Thursday, January 13, 2011

Winter gardening

Well, it's mid-January, and a young man's thoughts turn to gardening. This may seem a little cheeky, since Mother Nature has barely gotten started on her annual winter ass-kicking. Doubly cheeky since I'm referring to myself, and I'm no spring chicken. It may seem too early to most people to engage in such vernal flights of fancy, but I have some kinds of chile that need to get started soon if I want any peppers out of them, and it's also seed catalogue season, so planning and seed ordering go together like, well, planning and ordering.

My dad was big on gardening and was famous in the neighbourhood for growing these MASSIVE hubbard squashes which my brother and I thoroughly despised since we had to eat them all winter. We were also pretty bummed out at missing Saturday morning cartoons for the sake of pulling and washing carrots, digging up spuds, and the annual moving of 5 yards of manure from the driveway to the backyard. (Although I did earn my first swig of Molson Export via this toil, so there were clearly some benefits.) So, as you can imagine, I stayed far away from soil and seeds until fate landed me a job, and I got paid to do it. This job was at Bellevue House National Historic Site, and I worked there as a "period gardener" in the summers of 1991 and 1994 (during the intervening years I was off in Africa letting snails devour my bean plants -- but that's another story).

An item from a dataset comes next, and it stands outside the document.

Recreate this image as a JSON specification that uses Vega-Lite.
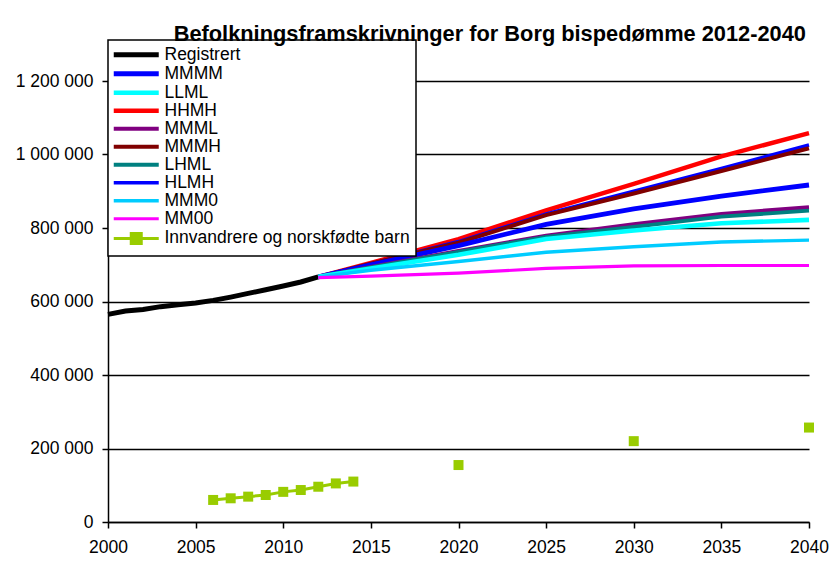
{
  "$schema": "https://vega.github.io/schema/vega-lite/v6.json",
  "width": 701,
  "height": 441,
  "autosize": {"type": "none"},
  "padding": {"left": 108, "top": 81, "right": 22, "bottom": 55},
  "background": "white",
  "title": {
    "text": "Befolkningsframskrivninger for Borg bispedømme  2012-2040",
    "anchor": "end",
    "frame": "group",
    "font": "Liberation Sans",
    "fontSize": 21.8,
    "fontWeight": "bold",
    "color": "black",
    "baseline": "alphabetic",
    "offset": -24,
    "dx": -3
  },
  "config": {
    "view": {"stroke": null},
    "font": "Liberation Sans",
    "locale": {"number": {"decimal": ",", "thousands": " ", "grouping": [3], "currency": ["", ""]}}
  },
  "data": {
    "values": [
      {"s": "Registrert", "year": 2000, "v": 565000},
      {"s": "Registrert", "year": 2001, "v": 574000},
      {"s": "Registrert", "year": 2002, "v": 578000},
      {"s": "Registrert", "year": 2003, "v": 586000},
      {"s": "Registrert", "year": 2004, "v": 591000},
      {"s": "Registrert", "year": 2005, "v": 596000},
      {"s": "Registrert", "year": 2006, "v": 603000},
      {"s": "Registrert", "year": 2007, "v": 612000},
      {"s": "Registrert", "year": 2008, "v": 622000},
      {"s": "Registrert", "year": 2009, "v": 632000},
      {"s": "Registrert", "year": 2010, "v": 642000},
      {"s": "Registrert", "year": 2011, "v": 653000},
      {"s": "Registrert", "year": 2012, "v": 667000},

      {"s": "HHMH", "year": 2012, "v": 667000},
      {"s": "HHMH", "year": 2015, "v": 705000},
      {"s": "HHMH", "year": 2020, "v": 770000},
      {"s": "HHMH", "year": 2025, "v": 848000},
      {"s": "HHMH", "year": 2030, "v": 920000},
      {"s": "HHMH", "year": 2035, "v": 995000},
      {"s": "HHMH", "year": 2040, "v": 1058000},

      {"s": "HLMH", "year": 2012, "v": 667000},
      {"s": "HLMH", "year": 2015, "v": 703000},
      {"s": "HLMH", "year": 2020, "v": 763000},
      {"s": "HLMH", "year": 2025, "v": 838000},
      {"s": "HLMH", "year": 2030, "v": 900000},
      {"s": "HLMH", "year": 2035, "v": 962000},
      {"s": "HLMH", "year": 2040, "v": 1026000},

      {"s": "MMMH", "year": 2012, "v": 667000},
      {"s": "MMMH", "year": 2015, "v": 703000},
      {"s": "MMMH", "year": 2020, "v": 760000},
      {"s": "MMMH", "year": 2025, "v": 835000},
      {"s": "MMMH", "year": 2030, "v": 894000},
      {"s": "MMMH", "year": 2035, "v": 955000},
      {"s": "MMMH", "year": 2040, "v": 1017000},

      {"s": "MMMM", "year": 2012, "v": 667000},
      {"s": "MMMM", "year": 2015, "v": 700000},
      {"s": "MMMM", "year": 2020, "v": 752000},
      {"s": "MMMM", "year": 2025, "v": 810000},
      {"s": "MMMM", "year": 2030, "v": 852000},
      {"s": "MMMM", "year": 2035, "v": 887000},
      {"s": "MMMM", "year": 2040, "v": 917000},

      {"s": "MMML", "year": 2012, "v": 667000},
      {"s": "MMML", "year": 2015, "v": 694000},
      {"s": "MMML", "year": 2020, "v": 737000},
      {"s": "MMML", "year": 2025, "v": 779000},
      {"s": "MMML", "year": 2030, "v": 810000},
      {"s": "MMML", "year": 2035, "v": 838000},
      {"s": "MMML", "year": 2040, "v": 856000},

      {"s": "LHML", "year": 2012, "v": 667000},
      {"s": "LHML", "year": 2015, "v": 693000},
      {"s": "LHML", "year": 2020, "v": 735000},
      {"s": "LHML", "year": 2025, "v": 776000},
      {"s": "LHML", "year": 2030, "v": 803000},
      {"s": "LHML", "year": 2035, "v": 831000},
      {"s": "LHML", "year": 2040, "v": 847000},

      {"s": "LLML", "year": 2012, "v": 667000},
      {"s": "LLML", "year": 2015, "v": 690000},
      {"s": "LLML", "year": 2020, "v": 727000},
      {"s": "LLML", "year": 2025, "v": 770000},
      {"s": "LLML", "year": 2030, "v": 793000},
      {"s": "LLML", "year": 2035, "v": 813000},
      {"s": "LLML", "year": 2040, "v": 822000},

      {"s": "MMM0", "year": 2012, "v": 667000},
      {"s": "MMM0", "year": 2015, "v": 685000},
      {"s": "MMM0", "year": 2020, "v": 709000},
      {"s": "MMM0", "year": 2025, "v": 734000},
      {"s": "MMM0", "year": 2030, "v": 749000},
      {"s": "MMM0", "year": 2035, "v": 762000},
      {"s": "MMM0", "year": 2040, "v": 767000},

      {"s": "MM00", "year": 2012, "v": 665000},
      {"s": "MM00", "year": 2015, "v": 669000},
      {"s": "MM00", "year": 2020, "v": 677000},
      {"s": "MM00", "year": 2025, "v": 690000},
      {"s": "MM00", "year": 2030, "v": 697000},
      {"s": "MM00", "year": 2035, "v": 698000},
      {"s": "MM00", "year": 2040, "v": 698000},

      {"s": "Innvandrere og norskfødte barn", "year": 2006, "v": 60000},
      {"s": "Innvandrere og norskfødte barn", "year": 2007, "v": 64500},
      {"s": "Innvandrere og norskfødte barn", "year": 2008, "v": 69000},
      {"s": "Innvandrere og norskfødte barn", "year": 2009, "v": 73500},
      {"s": "Innvandrere og norskfødte barn", "year": 2010, "v": 82000},
      {"s": "Innvandrere og norskfødte barn", "year": 2011, "v": 87000},
      {"s": "Innvandrere og norskfødte barn", "year": 2012, "v": 96000},
      {"s": "Innvandrere og norskfødte barn", "year": 2013, "v": 105000},
      {"s": "Innvandrere og norskfødte barn", "year": 2014, "v": 110000},
      {"s": "Innvandrere og norskfødte barn", "year": 2020, "v": 155000},
      {"s": "Innvandrere og norskfødte barn", "year": 2030, "v": 220000},
      {"s": "Innvandrere og norskfødte barn", "year": 2040, "v": 257000}
    ]
  },
  "layer": [
    {
      "transform": [{"filter": "datum.s !== 'Innvandrere og norskfødte barn' || datum.year <= 2014"}],
      "mark": {"type": "line", "clip": false},
      "encoding": {
        "x": {
          "field": "year", "type": "quantitative",
          "scale": {"domain": [2000, 2040], "nice": false, "zero": false},
          "axis": {
            "values": [2000, 2005, 2010, 2015, 2020, 2025, 2030, 2035, 2040],
            "format": "d", "title": null, "grid": false,
            "domain": true, "domainColor": "black", "domainWidth": 1.5,
            "ticks": true, "tickColor": "black", "tickSize": 6, "tickWidth": 1.5,
            "labelFont": "Liberation Sans", "labelFontSize": 17.5, "labelColor": "black",
            "labelPadding": 10, "labelFlush": false, "labelOverlap": false
          }
        },
        "y": {
          "field": "v", "type": "quantitative",
          "scale": {"domain": [0, 1200000], "nice": false},
          "axis": {
            "values": [0, 200000, 400000, 600000, 800000, 1000000, 1200000],
            "format": ",d", "title": null,
            "grid": true, "gridColor": "black", "gridWidth": 1.5, "gridOpacity": 1,
            "domain": true, "domainColor": "black", "domainWidth": 1.5,
            "ticks": true, "tickColor": "black", "tickSize": 6, "tickWidth": 1.5,
            "labelFont": "Liberation Sans", "labelFontSize": 17.5, "labelColor": "black",
            "labelPadding": 9, "labelOverlap": false
          }
        },
        "color": {
          "field": "s", "type": "nominal",
          "scale": {
            "domain": ["Registrert", "MMMM", "LLML", "HHMH", "MMML", "MMMH", "LHML", "HLMH", "MMM0", "MM00", "Innvandrere og norskfødte barn"],
            "range": ["#000000", "#0000FF", "#00FFFF", "#FF0000", "#800080", "#800000", "#008080", "#0000FF", "#00CCFF", "#FF00FF", "#99CC00"]
          },
          "legend": {
            "title": null,
            "orient": "none",
            "legendX": 0,
            "legendY": -41,
            "direction": "vertical",
            "columns": 1,
            "symbolType": "stroke",
            "symbolSize": 100,
            "labelFont": "Liberation Sans",
            "labelFontSize": 17.5,
            "labelColor": "black",
            "labelOffset": 33,
            "labelLimit": 400,
            "rowPadding": -1.3,
            "padding": 6,
            "strokeColor": "black",
            "fillColor": "white",
            "encode": {
              "legend": {"update": {"strokeWidth": {"value": 1.5}}},
              "symbols": {
                "update": {
                  "shape": {"signal": "datum.value === 'Innvandrere og norskfødte barn' ? 'M-1.8,0L7.2,0M1.7,-1L3.7,-1L3.7,1L1.7,1Z' : 'M-1.8,0L7.2,0'"},
                  "fill": {"signal": "datum.value === 'Innvandrere og norskfødte barn' ? '#99CC00' : 'transparent'"},
                  "strokeWidth": {"signal": "datum.value === 'Registrert' ? 5 : (indexof(['MMML', 'LHML', 'HLMH', 'Innvandrere og norskfødte barn'], datum.value) >= 0 ? 1.5 : 3.5)"},
                  "opacity": {"value": 1}
                }
              }
            }
          }
        },
        "strokeWidth": {
          "field": "s", "type": "nominal",
          "scale": {
            "domain": ["Registrert", "MMMM", "LLML", "HHMH", "MMML", "MMMH", "LHML", "HLMH", "MMM0", "MM00", "Innvandrere og norskfødte barn"],
            "range": [5, 3, 3, 3, 1.5, 3, 1.5, 1.5, 3, 3, 1.5]
          },
          "legend": null
        }
      }
    },
    {
      "transform": [{"filter": "datum.s === 'Innvandrere og norskfødte barn'"}],
      "mark": {"type": "point", "shape": "square", "filled": true, "size": 100, "color": "#99CC00", "opacity": 1, "clip": false},
      "encoding": {
        "x": {"field": "year", "type": "quantitative"},
        "y": {"field": "v", "type": "quantitative"}
      }
    }
  ]
}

At Bellevue House, I worked with a charming fellow named Colin, who was the head gardener (he's in the first picture on the link above). The first day at work, he told me how much Spanish onions made him fart, and we got along famously from then on. The job consisted of planting and tending the historically representative garden and apple orchard, taking people on tours, and spending hours and hours scything the grass (funnily enough I just discovered that I'm cutting the grass in the second picture in that link -- I'm the one in the blue shirt in the back doing it right). That job was Paradise.

Needless to say, I learned a whole bunch about gardening and about heirloom varieties of herbs and vegetables, got a good tan, and gained some interesting perspectives from tourists from all over the world. (Colin's famous way of dealing with the occasional very opinionated visitor was to listen attentively, nod, and say "You may be right!" A tool I still find to be very effective, and which I have passed on to my girls.)

ANYWAY, all that to say I like gardening now, and I have a particular fondness for old varieties of plants that have a bit of a tale to tell. My gardening philosophy is to grow stuff that:

a) I can't buy (epazote, chervil, tarragon, Mexican oregano, cavalo nero kale)
b) that I can buy, but sucks if it comes from a store (bay laurel, most herbs, lettuce, arugula)
c) is rare and/or neato (crimson flowered fava beans, trout beans, Egyptian onions, Aji chiles)
d) I have been keeping going since I worked at Bellevue House (costmary, lovage, sweet cicely)
e) is just plain fun or cool (ginkgo trees, horseradish, spuds, garlic, Painted Lady runner beans)
f) is nice to be able to just go out and grab for cooking or eating out of hand (thyme, tomatoes, radishes)
g) will keep me from dying, ever (sage)

To be honest, I didn't realise I had such a detailed philosophy. Note that this is different from my daily philosophy that comes from "'Cause I'm a blonde" and which goes like this: I know lots of people are smarter than me, but I have this philosophy, "So what?". I also now realise why I can never manage to fit everything into my two eight foot by eight foot garden beds.

So here's my plan for this year. I grew out my funky favas and stupendous spuds last year, so will give some space over to the sqash family (in particular some red kuri squash that I sought-out after reading a recipe that called for it -- this may in fact be the longest recipe I have ever made: "Step one: eight months before you make this soup, go order some red kuri squash seeds.") Herbs cover the edges of the garden beds, but some may need a little taming (if you need some tarragon, horseradish, Egyptian onions, or costmary let me know!). I am also planning to avoid the tragedy of slugs I suffered last summer by getting more plants started indoors so they have enough of a head start to get ahead of the little slimy bastards (bless their souls). We'll see! And I plan to divulge my pepper seed starting secrets very soon, so stay tuned!

So that's the plan. I won't stick too it, mind you, and the garden will be in total chaos before you can say "There were a bunch of plants on sale at Home Depot!" but it's fun to imagine it in the depths of winter anyway. If you're interested in some cool places to look for plants or seeds, I can recommend Richters for herbs, and for vegetables the Seed Saver's Exchange and Seeds of Change. And if you're super keen, be sure to check out Seeds of Diversity for a Seedy Saturday near you!